Revisiting Model Stitching In the Foundation Model Era
A new method reliably stitches together different vision foundation models like CLIP and DINOv2, often improving performance.
A research team led by Zheda Mai has published a significant paper, 'Revisiting Model Stitching In the Foundation Model Era,' accepted at CVPR 2023. The work systematically investigates whether modern, heterogeneous Vision Foundation Models (VFMs)—trained on different data, with different objectives, and sometimes on different modalities (e.g., CLIP, DINOv2, SigLIP)—can be effectively combined. The researchers introduced a rigorous protocol testing various stitch points, layer types, training losses, and downstream tasks.
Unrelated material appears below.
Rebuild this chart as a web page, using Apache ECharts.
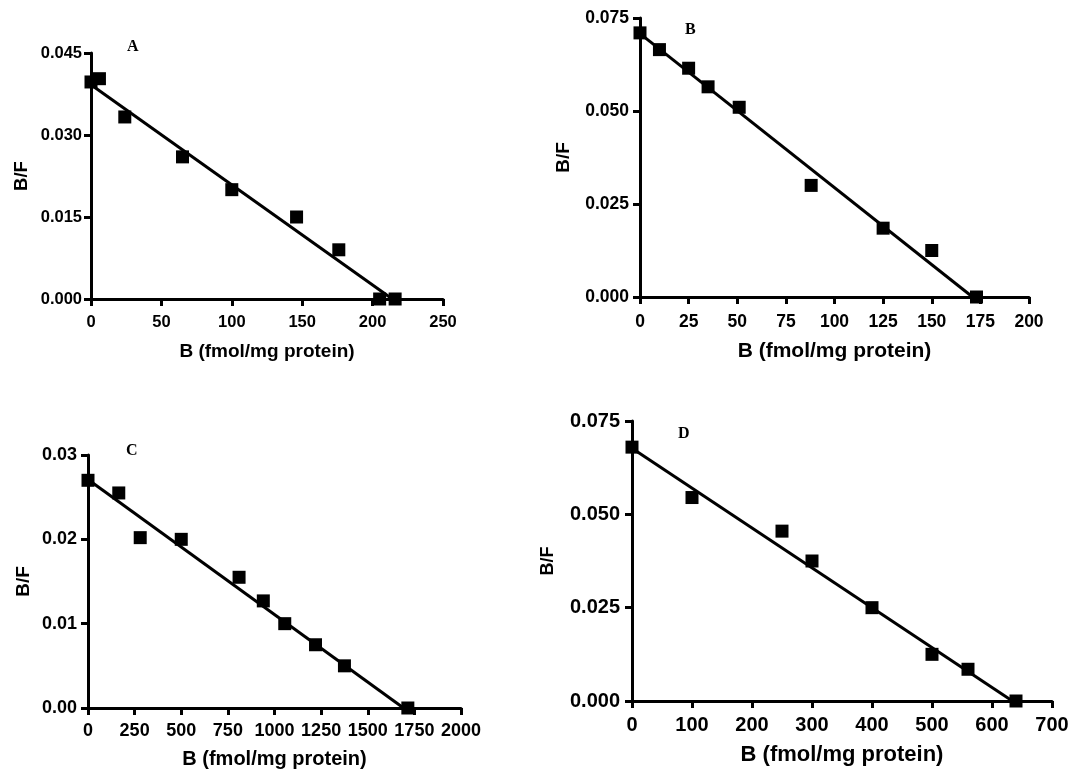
<!DOCTYPE html>
<html>
<head>
<meta charset="utf-8">
<script src="https://cdn.jsdelivr.net/npm/echarts@6/dist/echarts.min.js"></script>
<style>
  html, body { margin: 0; padding: 0; background: #fff; }
  #chart { width: 1074px; height: 770px; }
</style>
</head>
<body>
<div id="chart"></div>
<script>
// Panel A
var bA = [0, 6, 24, 65, 100, 146, 176, 205, 216];
var bfA = [0.0397, 0.0403, 0.0333, 0.026, 0.020, 0.015, 0.009, 0, 0];
var fitA = [[0, 0.0392], [214, 0]];
// Panel B
var bB = [0, 10, 25, 35, 51, 88, 125, 150, 173];
var bfB = [0.0710, 0.0665, 0.0615, 0.0565, 0.0510, 0.0300, 0.0185, 0.0125, 0];
var fitB = [[0, 0.0708], [171, 0]];
// Panel C
var bC = [0, 165, 280, 500, 810, 940, 1055, 1220, 1375, 1715];
var bfC = [0.0270, 0.0255, 0.0202, 0.0200, 0.0155, 0.0127, 0.0100, 0.0075, 0.0050, 0];
var fitC = [[0, 0.0271], [1692, 0]];
// Panel D
var bD = [0, 100, 250, 300, 400, 500, 560, 640];
var bfD = [0.0680, 0.0545, 0.0455, 0.0375, 0.0250, 0.0125, 0.0085, 0];
var fitD = [[0, 0.0677], [634, 0]];

var panelNames = ['A', 'B', 'C', 'D'];
var xTitle = 'B (fmol/mg protein)';
var yTitle = 'B/F';

var grids = [
  { left: 91, top: 53, width: 352, height: 246 },
  { left: 640, top: 18, width: 389, height: 279 },
  { left: 88, top: 455, width: 373, height: 254 },
  { left: 632, top: 421, width: 420, height: 280 }
];
var xRanges = [[0, 250, 50], [0, 200, 25], [0, 2000, 250], [0, 700, 100]];
var yRanges = [[0, 0.045, 0.015, 3], [0, 0.075, 0.025, 3], [0, 0.03, 0.01, 2], [0, 0.075, 0.025, 3]];
var labelPos = [[122, 34], [680, 17], [121, 438], [673, 421]];

// per panel text sizes / gaps, [tick, xname, yname, xMargin, yMargin, xGap, yGap]
var sizes = [
  [16.5, 19, 18.5, 15, 9, 43, 60],
  [17.5, 21, 19, 16, 11, 44, 67],
  [18, 20, 19, 14, 11, 41, 55],
  [20, 22, 18, 14, 12, 43, 75]
];

var font = 'Liberation Sans, Arial, Helvetica, sans-serif';
var axisLine = { show: true, lineStyle: { color: '#000', width: 3 } };
var axisTick = { show: true, length: 7, lineStyle: { color: '#000', width: 3 } };

function zip(xs, ys) {
  return xs.map(function (x, i) { return [x, ys[i]]; });
}

var xAxes = [], yAxes = [], series = [], titles = [];
var pts = [zip(bA, bfA), zip(bB, bfB), zip(bC, bfC), zip(bD, bfD)];
var fits = [fitA, fitB, fitC, fitD];

for (var i = 0; i < 4; i++) {
  var s = sizes[i];
  xAxes.push({
    type: 'value', gridIndex: i,
    min: xRanges[i][0], max: xRanges[i][1], interval: xRanges[i][2],
    name: xTitle, nameLocation: 'middle', nameGap: s[5],
    nameTextStyle: { color: '#000', fontSize: s[1], fontWeight: 'bold', fontFamily: font },
    axisLine: axisLine, axisTick: axisTick, splitLine: { show: false },
    axisLabel: {
      margin: s[3], color: '#000', fontSize: s[0], fontWeight: 'bold', fontFamily: font,
      formatter: function (v) { return String(v); }
    }
  });
  (function (dec) {
    yAxes.push({
      type: 'value', gridIndex: i,
      min: yRanges[i][0], max: yRanges[i][1], interval: yRanges[i][2],
      name: yTitle, nameLocation: 'middle', nameGap: s[6],
      nameTextStyle: { color: '#000', fontSize: s[2], fontWeight: 'bold', fontFamily: font },
      axisLine: axisLine, axisTick: axisTick, splitLine: { show: false },
      axisLabel: {
        margin: s[4], color: '#000', fontSize: s[0], fontWeight: 'bold', fontFamily: font,
        formatter: function (v) { return v.toFixed(dec); }
      }
    });
  })(yRanges[i][3]);
  series.push({
    type: 'line', xAxisIndex: i, yAxisIndex: i, data: fits[i],
    showSymbol: false, lineStyle: { color: '#000', width: 3 }, z: 2, silent: true
  });
  series.push({
    type: 'scatter', xAxisIndex: i, yAxisIndex: i, data: pts[i],
    symbol: 'rect', symbolSize: 13, itemStyle: { color: '#000', opacity: 1 }, clip: false, z: 3
  });
  titles.push({
    text: panelNames[i], left: labelPos[i][0], top: labelPos[i][1],
    textStyle: { color: '#000', fontSize: 16, fontWeight: 'bold', fontFamily: 'Liberation Serif, Times New Roman, serif' }
  });
}

var chart = echarts.init(document.getElementById('chart'));
chart.setOption({
  animation: false,
  backgroundColor: '#fff',
  title: titles,
  grid: grids,
  xAxis: xAxes,
  yAxis: yAxes,
  series: series
});
</script>
</body>
</html>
Their findings reveal that conventional stitching approaches often fail, but a simple feature-matching loss applied at the target model's penultimate layer makes these diverse VFMs reliably stitchable. Crucially, for deep stitch points, the resulting hybrid model can actually outperform both of its constituent models, adding only minimal computational overhead from a small 'stitch layer.' This challenges the prior understanding of stitching as merely a compatibility probe.
Building on this, the team proposes the VFM Stitch Tree (VST), a framework for sharing early layers across multiple VFMs while keeping their specialized later layers distinct. This architecture enables a controllable trade-off between accuracy and latency, which is particularly valuable for complex multimodal systems like large language models that rely on multiple visual encoders. The study effectively elevates model stitching from an academic diagnostic to a practical engineering recipe for building more capable and efficient AI systems by integrating complementary model strengths.
- A simple feature-matching loss enables reliable stitching of diverse Vision Foundation Models (CLIP, DINOv2, SigLIP), where previous methods failed.
- At deep stitch points, the combined model can exceed the performance of either original model with only a small inference cost for the stitch layer.
- The proposed VFM Stitch Tree (VST) allows sharing early layers across models, creating an accuracy-latency trade-off useful for multimodal AI systems.
Why It Matters
Provides a practical method to combine best-in-class AI components, potentially creating superior hybrid models without training from scratch.